TASK INSTRUCTIONS -
Make an exact copy of all the entries below, with the pictures left out.

-- Begin TASK DATA --

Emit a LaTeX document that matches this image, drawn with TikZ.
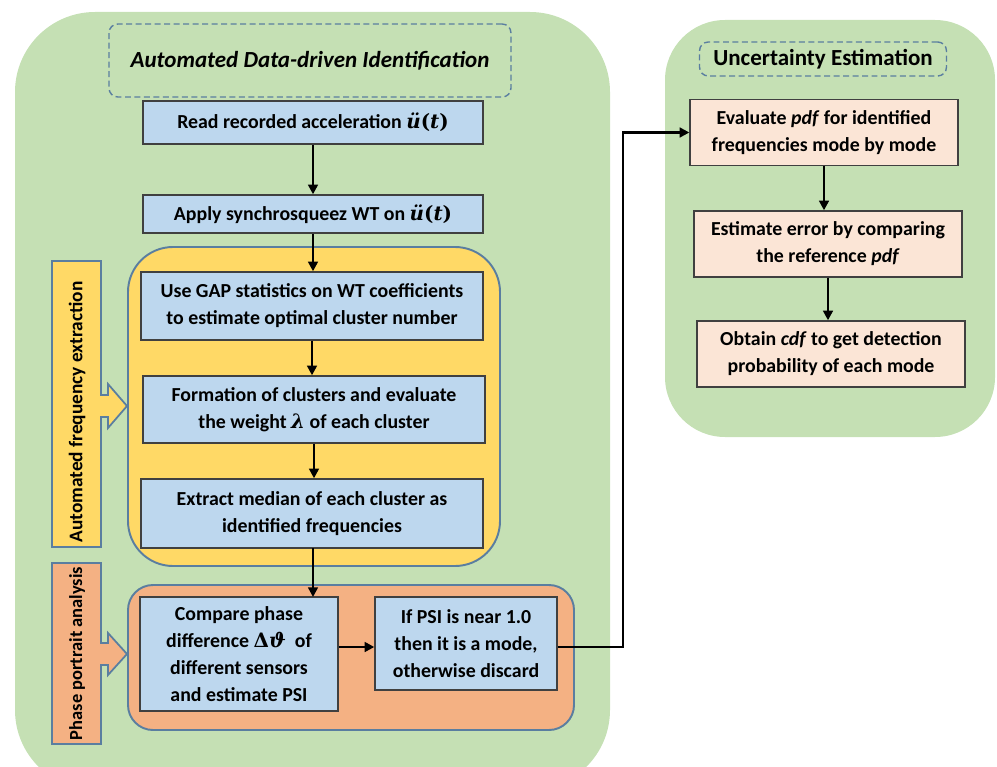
\documentclass[tikz,border=0pt]{standalone}
\usepackage{fontspec}
\setmainfont{Carlito}
\newfontfamily\mserif{DejaVu Serif}
\newcommand{\mbi}[1]{{\mserif\bfseries\itshape #1}}
\newcommand{\mup}[1]{{\mserif #1}}
\usetikzlibrary{arrows.meta}
\definecolor{pgreen}{HTML}{C5E0B4}
\definecolor{cblue}{HTML}{BDD7EE}
\definecolor{cyellow}{HTML}{FFD966}
\definecolor{corange}{HTML}{F4B183}
\definecolor{cpink}{HTML}{FBE5D6}
\definecolor{edgeblue}{HTML}{5A7EA0}
\definecolor{boxedge}{HTML}{404040}
\begin{document}
\begin{tikzpicture}[x=0.02cm,y=-0.02cm,
  txt/.style={font=\bfseries\fontsize{11.3}{15.3}\selectfont, align=center, inner sep=0pt},
  bluebox/.style={txt, draw=boxedge, fill=cblue, line width=0.8pt},
  pinkbox/.style={txt, draw=boxedge, fill=cpink, line width=0.8pt},
  panel/.style={fill=pgreen, draw=none},
  titlebox/.style={draw=edgeblue, line width=0.8pt, dash pattern=on 3.4pt off 2pt, rounded corners=5pt},
  sidebar/.style={draw=edgeblue, line width=1pt},
  sidetxt/.style={font=\bfseries\fontsize{11}{12}\selectfont, rotate=90, inner sep=0pt},
  conn/.style={line width=1.4pt, -{Triangle[length=5.5pt,width=5.5pt]}}]
\useasboundingbox (0,0) rectangle (997,767);
% panels
\fill[panel, rounded corners=1.6cm] (15,12) rectangle (610,790);
\fill[panel, rounded corners=1.2cm] (665,20) rectangle (995,437);
\node[titlebox, minimum width=8.04cm, minimum height=1.46cm] (t1) at (310,60.5) {};
\node[font=\bfseries\itshape\fontsize{13.1}{15}\selectfont] (t1txt) at (t1) {Automated Data-driven Identification};
\node[titlebox, minimum width=4.94cm, minimum height=0.68cm, font=\bfseries\fontsize{13.1}{15}\selectfont] (t2) at (823,59) {Uncertainty Estimation};
\draw[fill=cyellow, draw=edgeblue, line width=1.1pt, rounded corners=0.9cm] (128,247) rectangle (500,566);
\draw[fill=corange, draw=edgeblue, line width=1.1pt, rounded corners=0.5cm] (128,585) rectangle (574,730);
% side bars
\draw[sidebar, fill=cyellow] (52,261) -- (101,261) -- (101,395) -- (108,395) -- (108,384) -- (127,406) -- (108,428) -- (108,417) -- (101,417) -- (101,547) -- (52,547) -- cycle;
\node[sidetxt] (s1) at (77,412) {Automated frequency extraction};
\draw[sidebar, fill=corange] (52,563) -- (101,563) -- (101,643) -- (108,643) -- (108,633) -- (127,654) -- (108,675) -- (108,665) -- (101,665) -- (101,744) -- (52,744) -- cycle;
\node[sidetxt, font=\bfseries\fontsize{10.5}{12}\selectfont] (s2) at (77,653.5) {Phase portrait analysis};
% boxes
\node[bluebox, minimum width=6.8cm, minimum height=0.86cm] (b1) at (313,122.5) {Read recorded acceleration \mbi{ü}\mup{(}\mbi{t}\mup{)}};
\node[bluebox, minimum width=6.8cm, minimum height=0.76cm] (b2) at (313,214) {Apply synchrosqueez WT on \mbi{ü}\mup{(}\mbi{t}\mup{)}};
\node[bluebox, minimum width=6.84cm, minimum height=1.36cm] (b3) at (312,306) {Use GAP statistics on WT coefficients\\to estimate optimal cluster number};
\node[bluebox, minimum width=6.84cm, minimum height=1.34cm] (b4) at (314,409.5) {Formation of clusters and evaluate\\the weight \mbi{λ} of each cluster};
\node[bluebox, minimum width=6.84cm, minimum height=1.38cm] (b5) at (312,513.5) {Extract median of each cluster as\\identified frequencies};
\node[bluebox, minimum width=3.96cm, minimum height=2.28cm] (b6) at (239,654) {Compare phase\\difference {\mserif\bfseries Δ}\mbi{ϑ}\ \ of\\different sensors\\and estimate PSI};
\node[bluebox, minimum width=3.64cm, minimum height=1.86cm] (b7) at (466,643.5) {If PSI is near 1.0\\then it is a mode,\\otherwise discard};
\node[pinkbox, minimum width=5.36cm, minimum height=1.32cm] (b8) at (824,132.5) {Evaluate \textit{pdf} for identified\\frequencies mode by mode};
\node[pinkbox, minimum width=5.36cm, minimum height=1.32cm] (b9) at (828,244) {Estimate error by comparing\\the reference \textit{pdf}};
\node[pinkbox, minimum width=5.36cm, minimum height=1.32cm] (b10) at (831,354) {Obtain \textit{cdf} to get detection\\probability of each mode};
% connectors
\draw[conn] (b1.south) -- (b1.south |- b2.north);
\draw[conn] (b2.south) -- (b2.south |- b3.north);
\draw[conn] (b3.south) -- (b3.south |- b4.north);
\draw[conn] (b4.south) -- (b4.south |- b5.north);
\draw[conn] (313,548) -- (313,597);
\draw[conn] (b6.east |- 0,647) -- (b7.west |- 0,647);
\coordinate (k1) at (623,647);
\coordinate (k2) at (623,132.5);
\draw[conn] (b7.east |- k1) -- (k1) -- (k2) -- (b8.west);
\draw[conn] (b8.south) -- (b8.south |- b9.north);
\draw[conn] (b9.south) -- (b9.south |- b10.north);
\end{tikzpicture}
\end{document}
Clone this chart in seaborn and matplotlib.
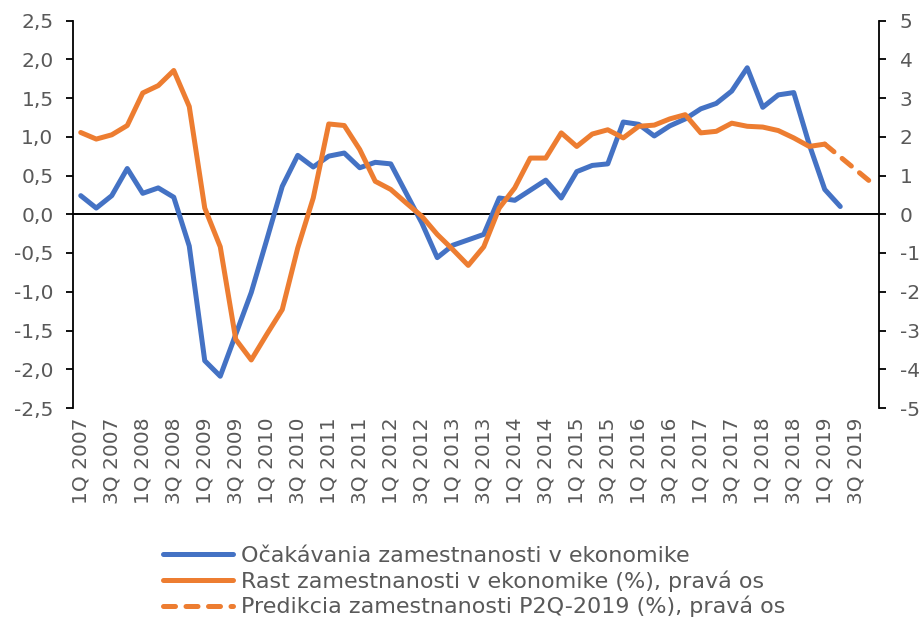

-- End TASK DATA --

THE REPLY -
Emit a LaTeX document that matches this image, drawn with TikZ.
\documentclass[tikz,border=0pt]{standalone}
\usepackage{fontspec}
\setmainfont{Carlito}
\newfontfamily\mserif{DejaVu Serif}
\newcommand{\mbi}[1]{{\mserif\bfseries\itshape #1}}
\newcommand{\mup}[1]{{\mserif #1}}
\usetikzlibrary{arrows.meta}
\definecolor{pgreen}{HTML}{C5E0B4}
\definecolor{cblue}{HTML}{BDD7EE}
\definecolor{cyellow}{HTML}{FFD966}
\definecolor{corange}{HTML}{F4B183}
\definecolor{cpink}{HTML}{FBE5D6}
\definecolor{edgeblue}{HTML}{5A7EA0}
\definecolor{boxedge}{HTML}{404040}
\begin{document}
\begin{tikzpicture}[x=0.02cm,y=-0.02cm,
  txt/.style={font=\bfseries\fontsize{11.3}{15.3}\selectfont, align=center, inner sep=0pt},
  bluebox/.style={txt, draw=boxedge, fill=cblue, line width=0.8pt},
  pinkbox/.style={txt, draw=boxedge, fill=cpink, line width=0.8pt},
  panel/.style={fill=pgreen, draw=none},
  titlebox/.style={draw=edgeblue, line width=0.8pt, dash pattern=on 3.4pt off 2pt, rounded corners=5pt},
  sidebar/.style={draw=edgeblue, line width=1pt},
  sidetxt/.style={font=\bfseries\fontsize{11}{12}\selectfont, rotate=90, inner sep=0pt},
  conn/.style={line width=1.4pt, -{Triangle[length=5.5pt,width=5.5pt]}}]
\useasboundingbox (0,0) rectangle (997,767);
% panels
\fill[panel, rounded corners=1.6cm] (15,12) rectangle (610,790);
\fill[panel, rounded corners=1.2cm] (665,20) rectangle (995,437);
\node[titlebox, minimum width=8.04cm, minimum height=1.46cm] (t1) at (310,60.5) {};
\node[font=\bfseries\itshape\fontsize{13.1}{15}\selectfont] (t1txt) at (t1) {Automated Data-driven Identification};
\node[titlebox, minimum width=4.94cm, minimum height=0.68cm, font=\bfseries\fontsize{13.1}{15}\selectfont] (t2) at (823,59) {Uncertainty Estimation};
\draw[fill=cyellow, draw=edgeblue, line width=1.1pt, rounded corners=0.9cm] (128,247) rectangle (500,566);
\draw[fill=corange, draw=edgeblue, line width=1.1pt, rounded corners=0.5cm] (128,585) rectangle (574,730);
% side bars
\draw[sidebar, fill=cyellow] (52,261) -- (101,261) -- (101,395) -- (108,395) -- (108,384) -- (127,406) -- (108,428) -- (108,417) -- (101,417) -- (101,547) -- (52,547) -- cycle;
\node[sidetxt] (s1) at (77,412) {Automated frequency extraction};
\draw[sidebar, fill=corange] (52,563) -- (101,563) -- (101,643) -- (108,643) -- (108,633) -- (127,654) -- (108,675) -- (108,665) -- (101,665) -- (101,744) -- (52,744) -- cycle;
\node[sidetxt, font=\bfseries\fontsize{10.5}{12}\selectfont] (s2) at (77,653.5) {Phase portrait analysis};
% boxes
\node[bluebox, minimum width=6.8cm, minimum height=0.86cm] (b1) at (313,122.5) {Read recorded acceleration \mbi{ü}\mup{(}\mbi{t}\mup{)}};
\node[bluebox, minimum width=6.8cm, minimum height=0.76cm] (b2) at (313,214) {Apply synchrosqueez WT on \mbi{ü}\mup{(}\mbi{t}\mup{)}};
\node[bluebox, minimum width=6.84cm, minimum height=1.36cm] (b3) at (312,306) {Use GAP statistics on WT coefficients\\to estimate optimal cluster number};
\node[bluebox, minimum width=6.84cm, minimum height=1.34cm] (b4) at (314,409.5) {Formation of clusters and evaluate\\the weight \mbi{λ} of each cluster};
\node[bluebox, minimum width=6.84cm, minimum height=1.38cm] (b5) at (312,513.5) {Extract median of each cluster as\\identified frequencies};
\node[bluebox, minimum width=3.96cm, minimum height=2.28cm] (b6) at (239,654) {Compare phase\\difference {\mserif\bfseries Δ}\mbi{ϑ}\ \ of\\different sensors\\and estimate PSI};
\node[bluebox, minimum width=3.64cm, minimum height=1.86cm] (b7) at (466,643.5) {If PSI is near 1.0\\then it is a mode,\\otherwise discard};
\node[pinkbox, minimum width=5.36cm, minimum height=1.32cm] (b8) at (824,132.5) {Evaluate \textit{pdf} for identified\\frequencies mode by mode};
\node[pinkbox, minimum width=5.36cm, minimum height=1.32cm] (b9) at (828,244) {Estimate error by comparing\\the reference \textit{pdf}};
\node[pinkbox, minimum width=5.36cm, minimum height=1.32cm] (b10) at (831,354) {Obtain \textit{cdf} to get detection\\probability of each mode};
% connectors
\draw[conn] (b1.south) -- (b1.south |- b2.north);
\draw[conn] (b2.south) -- (b2.south |- b3.north);
\draw[conn] (b3.south) -- (b3.south |- b4.north);
\draw[conn] (b4.south) -- (b4.south |- b5.north);
\draw[conn] (313,548) -- (313,597);
\draw[conn] (b6.east |- 0,647) -- (b7.west |- 0,647);
\coordinate (k1) at (623,647);
\coordinate (k2) at (623,132.5);
\draw[conn] (b7.east |- k1) -- (k1) -- (k2) -- (b8.west);
\draw[conn] (b8.south) -- (b8.south |- b9.north);
\draw[conn] (b9.south) -- (b9.south |- b10.north);
\end{tikzpicture}
\end{document}
Clone this chart in seaborn and matplotlib.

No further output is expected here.